AIM OF THE TASK: Copy out every line exactly, passing over the pictures.

### GIVEN DATA ###

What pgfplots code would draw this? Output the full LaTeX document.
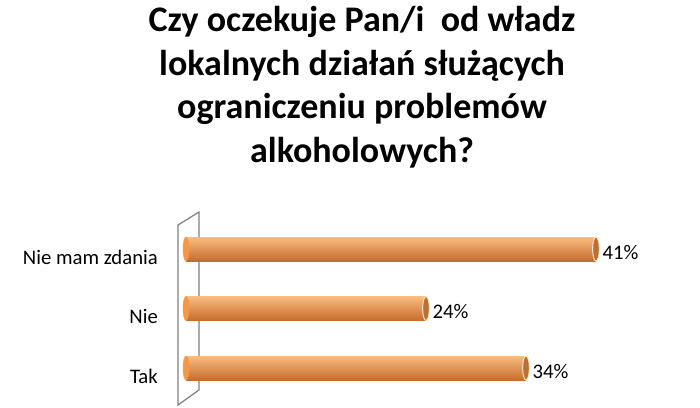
\documentclass[border=0pt]{standalone}
\usepackage{fontspec}
\setmainfont{Carlito}
\usepackage{pgfplots}
\pgfplotsset{compat=1.18}
\usepackage{pgfplotstable}

\definecolor{barTop}{RGB}{250,188,128}
\definecolor{barMid}{RGB}{245,152,70}
\definecolor{barBot}{RGB}{198,108,44}
\definecolor{capFill}{RGB}{184,112,52}
\definecolor{capRim}{RGB}{252,228,200}
\definecolor{wallgray}{RGB}{128,128,128}

% answers, bottom to top
\pgfplotstableread{
pos base val lab
0 0 34 Tak
1 0 24 Nie
2 0 41 {Nie mam zdania}
}\answers

\pgfplotsset{
  cyl/.style={xbar, bar width=24pt, bar shift=0pt, draw=none,
    top color=barTop, middle color=barMid, bottom color=barBot,
    point meta=x,
    nodes near coords={\pgfmathprintnumber{\pgfplotspointmeta}\%},
    nodes near coords style={anchor=west, inner sep=0pt, xshift=6.5pt, yshift=-3.5pt,
      text=black, font=\fontsize{20.7}{24}\selectfont}},
}

\begin{document}
\begin{tikzpicture}
\useasboundingbox (0,0) rectangle (700pt,407pt);
\begin{axis}[
  at={(186pt,9.25pt)}, anchor=south west,
  scale only axis, width=500pt, height=178.5pt,
  xmin=0, xmax=50, ymin=-0.5, ymax=2.5,
  clip=false,
  axis line style={draw=none},
  xtick=\empty,
  ytick={0,1,2},
  yticklabels from table={\answers}{lab},
  ytick pos=left,
  major tick length=0pt,
  yticklabel style={font=\fontsize{20.7}{24}\selectfont, inner sep=0pt, xshift=-28pt, yshift=-8pt},
  /pgf/number format/assume math mode=true,
]
% 3D wall
\draw[wallgray, line width=1.2pt, fill=white]
  (axis cs:-0.8,2.403) -- (axis cs:1.3,2.622) -- (axis cs:1.3,-0.37) -- (axis cs:-0.8,-0.622) -- cycle;
% rounded start of each cylinder
\addplot[only marks, mark=*, mark size=12pt,
  mark options={xscale=0.25, fill=barMid, draw=barMid}]
  table[x=base, y=pos]{\answers};
% bars, one plot each so that every cylinder gets its own shading
\addplot[cyl] coordinates {(34,0)};
\addplot[cyl] coordinates {(24,1)};
\addplot[cyl] coordinates {(41,2)};
% end caps
\addplot[only marks, mark=*, mark size=12pt,
  mark options={xscale=0.28, fill=capFill, draw=capRim, line width=1pt}]
  table[x=val, y=pos]{\answers};
\end{axis}
\begin{scope}[every node/.style={anchor=base, font=\bfseries\fontsize{36}{36}\selectfont}]
\node at (362pt,375pt) {Czy oczekuje Pan/i\ \ od władz};
\node at (362pt,331.5pt) {lokalnych działań służących};
\node at (362pt,288pt) {ograniczeniu problemów};
\node at (362pt,244.5pt) {alkoholowych?};
\end{scope}
\end{tikzpicture}
\end{document}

###

TASK RESULT:
What pgfplots code would draw this? Output the full LaTeX document.
\documentclass[border=0pt]{standalone}
\usepackage{fontspec}
\setmainfont{Carlito}
\usepackage{pgfplots}
\pgfplotsset{compat=1.18}
\usepackage{pgfplotstable}

\definecolor{barTop}{RGB}{250,188,128}
\definecolor{barMid}{RGB}{245,152,70}
\definecolor{barBot}{RGB}{198,108,44}
\definecolor{capFill}{RGB}{184,112,52}
\definecolor{capRim}{RGB}{252,228,200}
\definecolor{wallgray}{RGB}{128,128,128}

% answers, bottom to top
\pgfplotstableread{
pos base val lab
0 0 34 Tak
1 0 24 Nie
2 0 41 {Nie mam zdania}
}\answers

\pgfplotsset{
  cyl/.style={xbar, bar width=24pt, bar shift=0pt, draw=none,
    top color=barTop, middle color=barMid, bottom color=barBot,
    point meta=x,
    nodes near coords={\pgfmathprintnumber{\pgfplotspointmeta}\%},
    nodes near coords style={anchor=west, inner sep=0pt, xshift=6.5pt, yshift=-3.5pt,
      text=black, font=\fontsize{20.7}{24}\selectfont}},
}

\begin{document}
\begin{tikzpicture}
\useasboundingbox (0,0) rectangle (700pt,407pt);
\begin{axis}[
  at={(186pt,9.25pt)}, anchor=south west,
  scale only axis, width=500pt, height=178.5pt,
  xmin=0, xmax=50, ymin=-0.5, ymax=2.5,
  clip=false,
  axis line style={draw=none},
  xtick=\empty,
  ytick={0,1,2},
  yticklabels from table={\answers}{lab},
  ytick pos=left,
  major tick length=0pt,
  yticklabel style={font=\fontsize{20.7}{24}\selectfont, inner sep=0pt, xshift=-28pt, yshift=-8pt},
  /pgf/number format/assume math mode=true,
]
% 3D wall
\draw[wallgray, line width=1.2pt, fill=white]
  (axis cs:-0.8,2.403) -- (axis cs:1.3,2.622) -- (axis cs:1.3,-0.37) -- (axis cs:-0.8,-0.622) -- cycle;
% rounded start of each cylinder
\addplot[only marks, mark=*, mark size=12pt,
  mark options={xscale=0.25, fill=barMid, draw=barMid}]
  table[x=base, y=pos]{\answers};
% bars, one plot each so that every cylinder gets its own shading
\addplot[cyl] coordinates {(34,0)};
\addplot[cyl] coordinates {(24,1)};
\addplot[cyl] coordinates {(41,2)};
% end caps
\addplot[only marks, mark=*, mark size=12pt,
  mark options={xscale=0.28, fill=capFill, draw=capRim, line width=1pt}]
  table[x=val, y=pos]{\answers};
\end{axis}
\begin{scope}[every node/.style={anchor=base, font=\bfseries\fontsize{36}{36}\selectfont}]
\node at (362pt,375pt) {Czy oczekuje Pan/i\ \ od władz};
\node at (362pt,331.5pt) {lokalnych działań służących};
\node at (362pt,288pt) {ograniczeniu problemów};
\node at (362pt,244.5pt) {alkoholowych?};
\end{scope}
\end{tikzpicture}
\end{document}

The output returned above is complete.